WHO warns of 'toxic mix' as EU chief mulls mandatory COVID jabs
The WHO issued stern warnings on Dec. 1 on the dangers of vaccination apathy and the European Union put mandatory jabs on the table as the United States registered its first case of the fast-spreading Omicron strain of the coronavirus.
The new variant, first reported to the World Health Organization by South Africa a week ago, has quickly popped up across continents, darkening economic forecasts and deepening fears of another difficult winter in the northern hemisphere.
"Globally, we have a toxic mix of low vaccine coverage, and very low testing - a recipe for breeding and amplifying variants," said WHO chief Tedros Adhanom Ghebreyesus, reminding the world that the Delta variant "accounts for almost all cases".
"We need to use the tools we already have to prevent transmission and save lives from Delta. And if we do that, we will also prevent transmission and save lives from Omicron."
The WHO says it could take several weeks to understand whether or not Omicron is more transmissible, and whether it results in more severe disease - as well as how effective current treatments and vaccines are against it.

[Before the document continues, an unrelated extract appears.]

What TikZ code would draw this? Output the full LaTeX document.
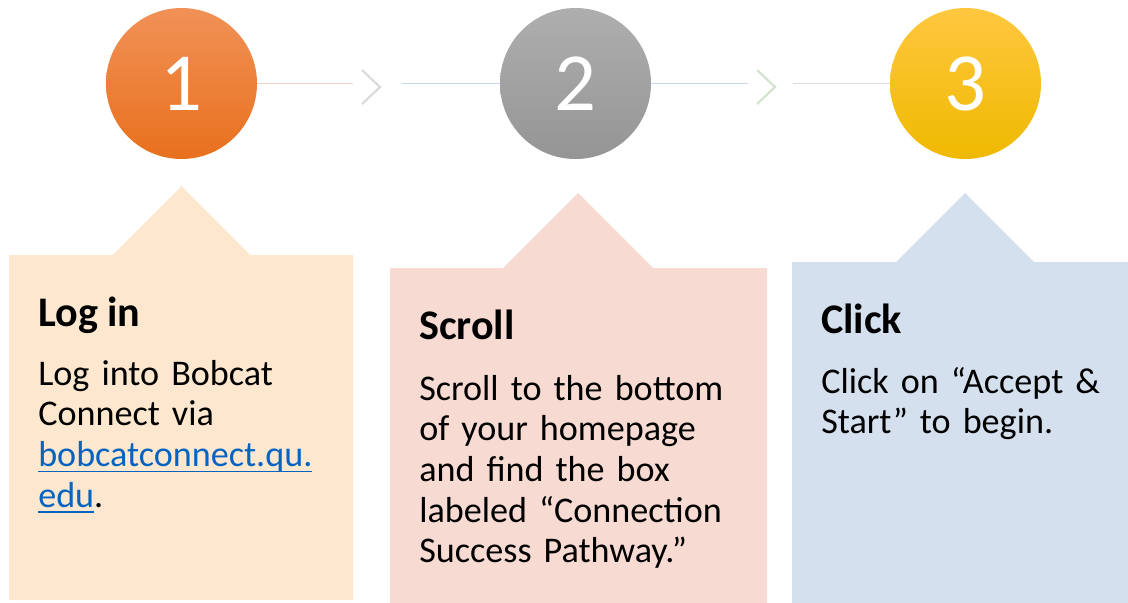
\documentclass[tikz,border=0pt]{standalone}
\usepackage{fontspec}
\setmainfont{Carlito}
\usepackage{xcolor}
\usetikzlibrary{positioning}

\definecolor{peach}{HTML}{FDE8CF}
\definecolor{blush}{HTML}{F7DAD2}
\definecolor{mist}{HTML}{D5E0EE}
\definecolor{linkblue}{HTML}{0563C1}
\definecolor{orangetop}{HTML}{F19157}
\definecolor{orangebot}{HTML}{E8701D}
\definecolor{greytop}{HTML}{AEAEAE}
\definecolor{greybot}{HTML}{959595}
\definecolor{goldtop}{HTML}{FFC73F}
\definecolor{goldbot}{HTML}{EFB900}
\definecolor{salmonline}{HTML}{F5D3C6}
\definecolor{blueline}{HTML}{C9D6EC}
\definecolor{greyline}{HTML}{DADADA}
\definecolor{greenchev}{HTML}{D3E2CC}

\tikzset{
  numdisc/.style={circle, minimum size=151*0.75pt, inner sep=0pt, shading=axis,
    text=white, font=\fontsize{62}{62}\selectfont},
  steptitle/.style={anchor=base west, inner sep=0pt, font=\fontsize{31.6}{36}\selectfont\bfseries},
  stepbody/.style={anchor=base west, inner sep=0pt, text width=320pt, align=left,
    font=\fontsize{27.1}{30.5}\selectfont},
  link/.style={line width=1.1pt},
  chev/.style={line width=1.6pt}
}

% underlined web address
\newcommand\weblink[1]{\leavevmode{\color{linkblue}\setbox0\hbox{#1}\rlap{\rule[-4.6pt]{\wd0}{1.4pt}}\box0}}

% box with a pointed top: left, right, top, bottom, apex x, half base, colour
\newcommand\tipbox[7]{
  \fill[#7] (#1,#4) -- (#1,#3) -- (#5-#6,#3) -- (#5,#3-#6)
    -- (#5+#6,#3) -- (#2,#3) -- (#2,#4) -- cycle;
}

\begin{document}
\begin{tikzpicture}[x=0.75pt, y=-0.75pt]
\useasboundingbox (0,0) rectangle (1128,603);

\tipbox{9}{353}{255}{600}{181.5}{69}{peach}
\tipbox{390}{767}{268}{603}{578}{75}{blush}
\tipbox{792}{1128}{262}{603}{965}{69}{mist}

\node[numdisc, top color=orangetop, bottom color=orangebot] (n1) at (181.5,83.5) {1};
\node[numdisc, top color=greytop, bottom color=greybot] (n2) at (575.5,83.5) {2};
\node[numdisc, top color=goldtop, bottom color=goldbot] (n3) at (965.5,83.5) {3};

% links between the discs
\coordinate (a1) at (353,83.5);
\coordinate (a2) at (402,83.5);
\coordinate (a3) at (748,83.5);
\coordinate (a4) at (793,83.5);
\draw[link, salmonline] (n1.east) -- (a1);
\draw[link, blueline] (a2) -- (n2.west);
\draw[link, blueline] (n2.east) -- (a3);
\draw[link, greyline] (a4) -- (n3.west);
\draw[chev, greyline] (362,70) -- (380,87) -- (362,104);
\draw[chev, greenchev] (757,70) -- (775,87) -- (757,104);

\node[steptitle] (t1) at (38,326) {Log in};
\node[stepbody] (b1) at (38,385) {Log into Bobcat\\Connect via\\\weblink{bobcatconnect.qu.}\\\weblink{edu}.};

\node[steptitle] (t2) at (419,339) {Scroll};
\node[stepbody] (b2) at (419,400) {Scroll to the bottom\\of your homepage\\and find the box\\labeled “Connection\\Success Pathway.”};

\node[steptitle] (t3) at (821,333) {Click};
\node[stepbody] (b3) at (821,393) {Click on “Accept \&\\Start” to begin.};
\end{tikzpicture}
\end{document}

Its detection and spread, however, have highlighted that the now nearly two-year global fight against COVID-19 is far from over.
In Brussels, European Commission President Ursula von der Leyen said it was "understandable and appropriate" to discuss how to "encourage and potentially think about mandatory vaccination" in the bloc - although only individual member states can impose such mandates.
Austria has already said it will make COVID jabs compulsory next February, Germany is considering a similar approach, and Greece said Tuesday it would mandate vaccines for over-60s.
The United States, officially the world’s hardest-hit country, announced it had detected its first Omicron case: a fully vaccinated traveller from South Africa who is recovering from mild symptoms.
Top American infectious diseases specialist Anthony Fauci stressed that fully vaccinated adults should seek a booster when eligible to give themselves the best possible protection.
"Our experience with variants such as the Delta variant is that even though the vaccine isn’t specifically targeted to the Delta variant, when you get a high enough level of an immune response, you get spillover protection," he said.
Saudi Arabia and the United Arab Emirates also recorded their first cases of Omicron, making the Gulf the latest region to be affected.
The European Centre for Disease Prevention and Control meanwhile recommended that children aged five to 11 who are at risk of severe COVID should be considered a "priority group" for vaccination.
The Organisation for Economic Cooperation and Development warned Omicron threatens the world’s recovery and lowered growth estimates for 2021 from 5.7 percent to 5.6 percent.
Omicron has prompted governments around the globe to reimpose travel restrictions, mostly targeting southern Africa.
A day after suspending new flight bookings into the country, Japan on Thursday eased the blanket move to help citizens return.
But there is growing criticism of such bans.
On Dec. 1, UN Secretary Guterres Antonio Guterres called them "deeply unfair and punitive" as well as "ineffective".
Rising infection rates have already seen some European governments reintroduce mandatory mask-wearing, social-distancing measures, curfews or lockdowns in a desperate attempt to limit hospitalizations, leaving businesses fearing another grim Christmas.
Portugal, which has Europe’s highest vaccination rate, reintroduced mask mandates in indoor settings, and aims to administer a third COVID jab to almost one-fifth of its population by the end of the year.
From Dec. 1, every adult in Italy became eligible for a COVID booster shot, previously only open to those aged over 40.
Despite new restrictions recently introduced in Denmark, the country on Wednesday registered a record number of new COVID cases with 5,120 infections in the last 24 hours.
Even as governments acted unilaterally in imposing travel restrictions, WHO member states came together in Geneva to work on an international accord on handling the next pandemic.
An intergovernmental negotiating body will be established to reach an agreement on responding to future pandemics with a first meeting due before March 1, 2022.
While the European summer of fleeting COVID freedoms may be over, in the southern hemisphere, Pacific nation Fiji ended 615 days of international isolation on Wednesday and reopened to tourists.
Traditional dancers in grass skirts welcomed waving holidaymakers from Sydney, the first of an expected flood of desperately needed tourists in the coming weeks.